--- Start ---

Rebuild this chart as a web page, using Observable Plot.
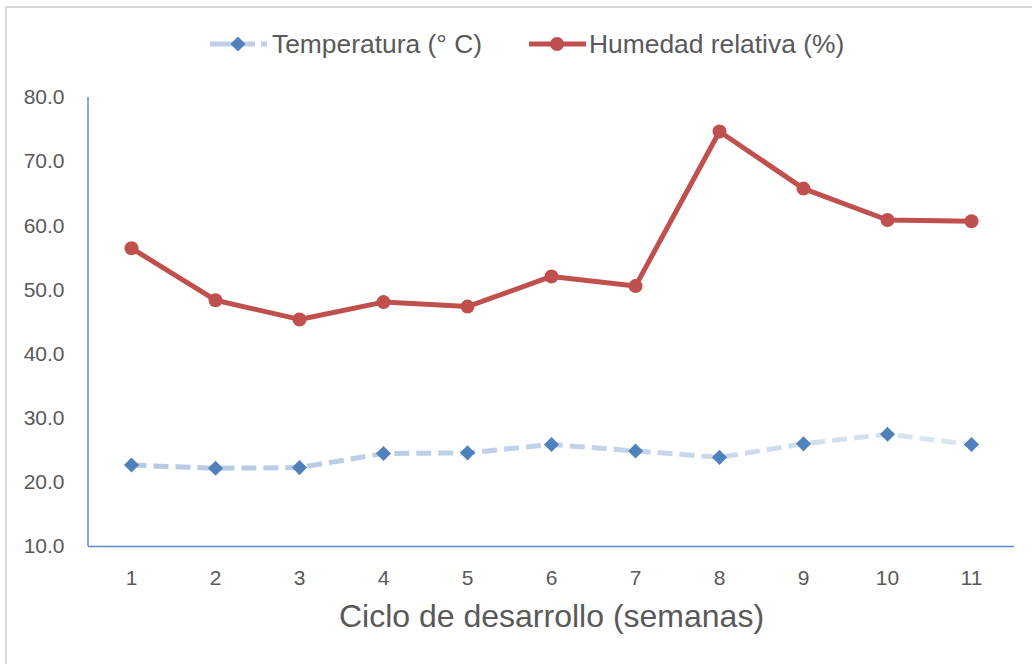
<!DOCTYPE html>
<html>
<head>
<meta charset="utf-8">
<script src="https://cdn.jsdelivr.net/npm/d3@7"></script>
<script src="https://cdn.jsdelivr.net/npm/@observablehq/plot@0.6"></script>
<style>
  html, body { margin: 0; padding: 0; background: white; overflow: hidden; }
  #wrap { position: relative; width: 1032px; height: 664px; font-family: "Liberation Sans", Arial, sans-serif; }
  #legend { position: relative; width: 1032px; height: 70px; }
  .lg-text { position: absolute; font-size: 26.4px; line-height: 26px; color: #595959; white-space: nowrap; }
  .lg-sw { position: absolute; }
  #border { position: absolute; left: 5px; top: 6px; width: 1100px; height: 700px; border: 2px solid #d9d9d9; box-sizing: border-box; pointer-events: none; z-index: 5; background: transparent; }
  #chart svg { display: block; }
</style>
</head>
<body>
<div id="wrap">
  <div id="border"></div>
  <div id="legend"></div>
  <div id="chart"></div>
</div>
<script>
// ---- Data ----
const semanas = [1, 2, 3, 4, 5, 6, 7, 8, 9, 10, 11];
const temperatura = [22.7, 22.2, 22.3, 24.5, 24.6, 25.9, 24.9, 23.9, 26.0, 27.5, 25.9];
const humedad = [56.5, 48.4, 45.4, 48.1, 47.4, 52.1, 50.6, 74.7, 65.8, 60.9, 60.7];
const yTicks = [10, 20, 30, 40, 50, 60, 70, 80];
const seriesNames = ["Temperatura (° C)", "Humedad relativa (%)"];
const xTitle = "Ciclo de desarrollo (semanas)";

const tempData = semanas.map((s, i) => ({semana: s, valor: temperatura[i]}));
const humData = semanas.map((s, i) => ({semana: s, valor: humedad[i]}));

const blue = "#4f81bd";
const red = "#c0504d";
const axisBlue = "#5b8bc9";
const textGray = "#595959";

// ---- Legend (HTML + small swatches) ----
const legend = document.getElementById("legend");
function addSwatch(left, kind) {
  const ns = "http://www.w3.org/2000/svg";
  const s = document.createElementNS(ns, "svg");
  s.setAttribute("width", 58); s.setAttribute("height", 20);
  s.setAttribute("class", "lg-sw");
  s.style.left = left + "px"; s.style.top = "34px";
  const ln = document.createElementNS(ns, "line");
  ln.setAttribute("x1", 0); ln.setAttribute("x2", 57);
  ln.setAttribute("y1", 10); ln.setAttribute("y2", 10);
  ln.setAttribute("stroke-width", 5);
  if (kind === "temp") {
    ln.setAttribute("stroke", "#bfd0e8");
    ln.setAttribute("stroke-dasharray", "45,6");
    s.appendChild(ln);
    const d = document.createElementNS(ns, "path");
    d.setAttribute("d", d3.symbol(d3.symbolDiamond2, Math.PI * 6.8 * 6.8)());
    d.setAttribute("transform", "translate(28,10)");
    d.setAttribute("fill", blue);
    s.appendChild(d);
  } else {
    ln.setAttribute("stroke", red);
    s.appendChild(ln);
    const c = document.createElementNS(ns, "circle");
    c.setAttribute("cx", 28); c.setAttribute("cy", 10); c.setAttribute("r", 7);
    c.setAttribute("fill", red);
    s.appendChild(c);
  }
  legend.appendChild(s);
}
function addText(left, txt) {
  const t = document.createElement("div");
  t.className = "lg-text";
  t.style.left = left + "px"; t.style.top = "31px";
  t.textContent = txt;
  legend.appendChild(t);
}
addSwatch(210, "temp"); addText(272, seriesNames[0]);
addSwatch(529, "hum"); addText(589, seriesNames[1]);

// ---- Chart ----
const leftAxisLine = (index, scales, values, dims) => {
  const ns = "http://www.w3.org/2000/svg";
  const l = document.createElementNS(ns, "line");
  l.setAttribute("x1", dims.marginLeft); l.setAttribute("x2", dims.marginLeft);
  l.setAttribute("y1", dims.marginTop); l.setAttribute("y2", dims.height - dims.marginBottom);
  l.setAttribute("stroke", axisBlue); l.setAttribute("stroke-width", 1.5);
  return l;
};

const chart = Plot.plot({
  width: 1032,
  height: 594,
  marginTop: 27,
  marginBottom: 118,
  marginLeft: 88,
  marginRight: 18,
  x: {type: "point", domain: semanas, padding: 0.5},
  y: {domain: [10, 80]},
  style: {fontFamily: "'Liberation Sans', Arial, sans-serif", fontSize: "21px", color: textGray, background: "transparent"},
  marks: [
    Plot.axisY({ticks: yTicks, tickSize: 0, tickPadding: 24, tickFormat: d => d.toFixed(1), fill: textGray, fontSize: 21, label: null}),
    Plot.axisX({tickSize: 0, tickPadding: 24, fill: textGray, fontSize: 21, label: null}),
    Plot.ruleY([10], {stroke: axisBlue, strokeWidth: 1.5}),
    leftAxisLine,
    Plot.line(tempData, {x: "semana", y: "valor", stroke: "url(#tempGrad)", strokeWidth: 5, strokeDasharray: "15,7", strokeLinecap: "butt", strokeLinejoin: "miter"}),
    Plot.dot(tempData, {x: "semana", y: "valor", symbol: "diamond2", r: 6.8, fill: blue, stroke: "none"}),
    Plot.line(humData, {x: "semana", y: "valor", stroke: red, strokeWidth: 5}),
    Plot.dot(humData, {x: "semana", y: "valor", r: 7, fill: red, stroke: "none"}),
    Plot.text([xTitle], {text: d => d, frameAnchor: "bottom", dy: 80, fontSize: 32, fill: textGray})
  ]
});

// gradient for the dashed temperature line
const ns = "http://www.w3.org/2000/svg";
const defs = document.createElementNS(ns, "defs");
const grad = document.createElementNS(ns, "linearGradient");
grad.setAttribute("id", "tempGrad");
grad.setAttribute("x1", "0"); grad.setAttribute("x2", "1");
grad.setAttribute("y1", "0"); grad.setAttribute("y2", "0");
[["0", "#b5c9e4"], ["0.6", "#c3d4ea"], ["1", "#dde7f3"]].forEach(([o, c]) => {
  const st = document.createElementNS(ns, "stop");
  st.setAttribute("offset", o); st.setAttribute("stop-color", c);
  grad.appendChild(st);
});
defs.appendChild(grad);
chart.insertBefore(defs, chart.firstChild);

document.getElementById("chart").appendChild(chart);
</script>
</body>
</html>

--- End ---

INSTRUCTIONS TO FOLLOW
Please transcribe the material above exactly as written. Leave the pictures out.

CORRECT RESULT
Rebuild this chart as a web page, using Observable Plot.
<!DOCTYPE html>
<html>
<head>
<meta charset="utf-8">
<script src="https://cdn.jsdelivr.net/npm/d3@7"></script>
<script src="https://cdn.jsdelivr.net/npm/@observablehq/plot@0.6"></script>
<style>
  html, body { margin: 0; padding: 0; background: white; overflow: hidden; }
  #wrap { position: relative; width: 1032px; height: 664px; font-family: "Liberation Sans", Arial, sans-serif; }
  #legend { position: relative; width: 1032px; height: 70px; }
  .lg-text { position: absolute; font-size: 26.4px; line-height: 26px; color: #595959; white-space: nowrap; }
  .lg-sw { position: absolute; }
  #border { position: absolute; left: 5px; top: 6px; width: 1100px; height: 700px; border: 2px solid #d9d9d9; box-sizing: border-box; pointer-events: none; z-index: 5; background: transparent; }
  #chart svg { display: block; }
</style>
</head>
<body>
<div id="wrap">
  <div id="border"></div>
  <div id="legend"></div>
  <div id="chart"></div>
</div>
<script>
// ---- Data ----
const semanas = [1, 2, 3, 4, 5, 6, 7, 8, 9, 10, 11];
const temperatura = [22.7, 22.2, 22.3, 24.5, 24.6, 25.9, 24.9, 23.9, 26.0, 27.5, 25.9];
const humedad = [56.5, 48.4, 45.4, 48.1, 47.4, 52.1, 50.6, 74.7, 65.8, 60.9, 60.7];
const yTicks = [10, 20, 30, 40, 50, 60, 70, 80];
const seriesNames = ["Temperatura (° C)", "Humedad relativa (%)"];
const xTitle = "Ciclo de desarrollo (semanas)";

const tempData = semanas.map((s, i) => ({semana: s, valor: temperatura[i]}));
const humData = semanas.map((s, i) => ({semana: s, valor: humedad[i]}));

const blue = "#4f81bd";
const red = "#c0504d";
const axisBlue = "#5b8bc9";
const textGray = "#595959";

// ---- Legend (HTML + small swatches) ----
const legend = document.getElementById("legend");
function addSwatch(left, kind) {
  const ns = "http://www.w3.org/2000/svg";
  const s = document.createElementNS(ns, "svg");
  s.setAttribute("width", 58); s.setAttribute("height", 20);
  s.setAttribute("class", "lg-sw");
  s.style.left = left + "px"; s.style.top = "34px";
  const ln = document.createElementNS(ns, "line");
  ln.setAttribute("x1", 0); ln.setAttribute("x2", 57);
  ln.setAttribute("y1", 10); ln.setAttribute("y2", 10);
  ln.setAttribute("stroke-width", 5);
  if (kind === "temp") {
    ln.setAttribute("stroke", "#bfd0e8");
    ln.setAttribute("stroke-dasharray", "45,6");
    s.appendChild(ln);
    const d = document.createElementNS(ns, "path");
    d.setAttribute("d", d3.symbol(d3.symbolDiamond2, Math.PI * 6.8 * 6.8)());
    d.setAttribute("transform", "translate(28,10)");
    d.setAttribute("fill", blue);
    s.appendChild(d);
  } else {
    ln.setAttribute("stroke", red);
    s.appendChild(ln);
    const c = document.createElementNS(ns, "circle");
    c.setAttribute("cx", 28); c.setAttribute("cy", 10); c.setAttribute("r", 7);
    c.setAttribute("fill", red);
    s.appendChild(c);
  }
  legend.appendChild(s);
}
function addText(left, txt) {
  const t = document.createElement("div");
  t.className = "lg-text";
  t.style.left = left + "px"; t.style.top = "31px";
  t.textContent = txt;
  legend.appendChild(t);
}
addSwatch(210, "temp"); addText(272, seriesNames[0]);
addSwatch(529, "hum"); addText(589, seriesNames[1]);

// ---- Chart ----
const leftAxisLine = (index, scales, values, dims) => {
  const ns = "http://www.w3.org/2000/svg";
  const l = document.createElementNS(ns, "line");
  l.setAttribute("x1", dims.marginLeft); l.setAttribute("x2", dims.marginLeft);
  l.setAttribute("y1", dims.marginTop); l.setAttribute("y2", dims.height - dims.marginBottom);
  l.setAttribute("stroke", axisBlue); l.setAttribute("stroke-width", 1.5);
  return l;
};

const chart = Plot.plot({
  width: 1032,
  height: 594,
  marginTop: 27,
  marginBottom: 118,
  marginLeft: 88,
  marginRight: 18,
  x: {type: "point", domain: semanas, padding: 0.5},
  y: {domain: [10, 80]},
  style: {fontFamily: "'Liberation Sans', Arial, sans-serif", fontSize: "21px", color: textGray, background: "transparent"},
  marks: [
    Plot.axisY({ticks: yTicks, tickSize: 0, tickPadding: 24, tickFormat: d => d.toFixed(1), fill: textGray, fontSize: 21, label: null}),
    Plot.axisX({tickSize: 0, tickPadding: 24, fill: textGray, fontSize: 21, label: null}),
    Plot.ruleY([10], {stroke: axisBlue, strokeWidth: 1.5}),
    leftAxisLine,
    Plot.line(tempData, {x: "semana", y: "valor", stroke: "url(#tempGrad)", strokeWidth: 5, strokeDasharray: "15,7", strokeLinecap: "butt", strokeLinejoin: "miter"}),
    Plot.dot(tempData, {x: "semana", y: "valor", symbol: "diamond2", r: 6.8, fill: blue, stroke: "none"}),
    Plot.line(humData, {x: "semana", y: "valor", stroke: red, strokeWidth: 5}),
    Plot.dot(humData, {x: "semana", y: "valor", r: 7, fill: red, stroke: "none"}),
    Plot.text([xTitle], {text: d => d, frameAnchor: "bottom", dy: 80, fontSize: 32, fill: textGray})
  ]
});

// gradient for the dashed temperature line
const ns = "http://www.w3.org/2000/svg";
const defs = document.createElementNS(ns, "defs");
const grad = document.createElementNS(ns, "linearGradient");
grad.setAttribute("id", "tempGrad");
grad.setAttribute("x1", "0"); grad.setAttribute("x2", "1");
grad.setAttribute("y1", "0"); grad.setAttribute("y2", "0");
[["0", "#b5c9e4"], ["0.6", "#c3d4ea"], ["1", "#dde7f3"]].forEach(([o, c]) => {
  const st = document.createElementNS(ns, "stop");
  st.setAttribute("offset", o); st.setAttribute("stop-color", c);
  grad.appendChild(st);
});
defs.appendChild(grad);
chart.insertBefore(defs, chart.firstChild);

document.getElementById("chart").appendChild(chart);
</script>
</body>
</html>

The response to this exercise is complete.